**WHAT IS NEEDED:**
Type out every line below exactly as it reads.

──────── DATA SEGMENT ────────

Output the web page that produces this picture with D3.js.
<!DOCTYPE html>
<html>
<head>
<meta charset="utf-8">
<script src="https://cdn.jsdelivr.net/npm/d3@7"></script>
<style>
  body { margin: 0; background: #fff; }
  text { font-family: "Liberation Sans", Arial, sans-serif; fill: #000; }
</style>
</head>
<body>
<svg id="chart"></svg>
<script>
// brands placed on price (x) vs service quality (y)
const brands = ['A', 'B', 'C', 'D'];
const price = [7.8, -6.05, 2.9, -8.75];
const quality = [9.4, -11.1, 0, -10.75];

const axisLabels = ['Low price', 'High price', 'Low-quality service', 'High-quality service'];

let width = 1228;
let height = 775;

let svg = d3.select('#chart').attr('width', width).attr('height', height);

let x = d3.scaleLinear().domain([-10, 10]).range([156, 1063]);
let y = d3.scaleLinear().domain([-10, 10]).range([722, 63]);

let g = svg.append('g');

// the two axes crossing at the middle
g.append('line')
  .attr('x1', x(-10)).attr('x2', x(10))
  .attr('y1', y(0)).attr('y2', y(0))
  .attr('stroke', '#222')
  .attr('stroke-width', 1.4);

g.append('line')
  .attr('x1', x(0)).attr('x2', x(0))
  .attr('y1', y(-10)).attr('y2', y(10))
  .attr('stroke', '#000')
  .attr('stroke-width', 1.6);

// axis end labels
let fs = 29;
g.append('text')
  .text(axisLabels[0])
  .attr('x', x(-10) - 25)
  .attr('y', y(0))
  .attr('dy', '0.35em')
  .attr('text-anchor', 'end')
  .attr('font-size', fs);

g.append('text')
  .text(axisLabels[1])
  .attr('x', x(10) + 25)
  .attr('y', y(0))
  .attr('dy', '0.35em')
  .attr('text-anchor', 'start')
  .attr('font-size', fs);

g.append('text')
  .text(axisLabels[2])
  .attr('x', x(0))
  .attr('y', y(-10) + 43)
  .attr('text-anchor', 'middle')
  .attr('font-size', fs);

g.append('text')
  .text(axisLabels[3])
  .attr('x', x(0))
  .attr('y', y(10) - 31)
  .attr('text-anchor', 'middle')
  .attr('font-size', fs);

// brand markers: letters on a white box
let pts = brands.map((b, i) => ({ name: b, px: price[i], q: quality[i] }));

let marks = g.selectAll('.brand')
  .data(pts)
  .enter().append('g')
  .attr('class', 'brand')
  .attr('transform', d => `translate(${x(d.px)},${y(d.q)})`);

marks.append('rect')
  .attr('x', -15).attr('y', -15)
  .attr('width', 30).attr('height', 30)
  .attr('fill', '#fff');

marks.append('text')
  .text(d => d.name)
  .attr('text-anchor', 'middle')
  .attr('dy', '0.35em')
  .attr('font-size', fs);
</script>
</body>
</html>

────────

**TASK RESULT:**
Output the web page that produces this picture with D3.js.
<!DOCTYPE html>
<html>
<head>
<meta charset="utf-8">
<script src="https://cdn.jsdelivr.net/npm/d3@7"></script>
<style>
  body { margin: 0; background: #fff; }
  text { font-family: "Liberation Sans", Arial, sans-serif; fill: #000; }
</style>
</head>
<body>
<svg id="chart"></svg>
<script>
// brands placed on price (x) vs service quality (y)
const brands = ['A', 'B', 'C', 'D'];
const price = [7.8, -6.05, 2.9, -8.75];
const quality = [9.4, -11.1, 0, -10.75];

const axisLabels = ['Low price', 'High price', 'Low-quality service', 'High-quality service'];

let width = 1228;
let height = 775;

let svg = d3.select('#chart').attr('width', width).attr('height', height);

let x = d3.scaleLinear().domain([-10, 10]).range([156, 1063]);
let y = d3.scaleLinear().domain([-10, 10]).range([722, 63]);

let g = svg.append('g');

// the two axes crossing at the middle
g.append('line')
  .attr('x1', x(-10)).attr('x2', x(10))
  .attr('y1', y(0)).attr('y2', y(0))
  .attr('stroke', '#222')
  .attr('stroke-width', 1.4);

g.append('line')
  .attr('x1', x(0)).attr('x2', x(0))
  .attr('y1', y(-10)).attr('y2', y(10))
  .attr('stroke', '#000')
  .attr('stroke-width', 1.6);

// axis end labels
let fs = 29;
g.append('text')
  .text(axisLabels[0])
  .attr('x', x(-10) - 25)
  .attr('y', y(0))
  .attr('dy', '0.35em')
  .attr('text-anchor', 'end')
  .attr('font-size', fs);

g.append('text')
  .text(axisLabels[1])
  .attr('x', x(10) + 25)
  .attr('y', y(0))
  .attr('dy', '0.35em')
  .attr('text-anchor', 'start')
  .attr('font-size', fs);

g.append('text')
  .text(axisLabels[2])
  .attr('x', x(0))
  .attr('y', y(-10) + 43)
  .attr('text-anchor', 'middle')
  .attr('font-size', fs);

g.append('text')
  .text(axisLabels[3])
  .attr('x', x(0))
  .attr('y', y(10) - 31)
  .attr('text-anchor', 'middle')
  .attr('font-size', fs);

// brand markers: letters on a white box
let pts = brands.map((b, i) => ({ name: b, px: price[i], q: quality[i] }));

let marks = g.selectAll('.brand')
  .data(pts)
  .enter().append('g')
  .attr('class', 'brand')
  .attr('transform', d => `translate(${x(d.px)},${y(d.q)})`);

marks.append('rect')
  .attr('x', -15).attr('y', -15)
  .attr('width', 30).attr('height', 30)
  .attr('fill', '#fff');

marks.append('text')
  .text(d => d.name)
  .attr('text-anchor', 'middle')
  .attr('dy', '0.35em')
  .attr('font-size', fs);
</script>
</body>
</html>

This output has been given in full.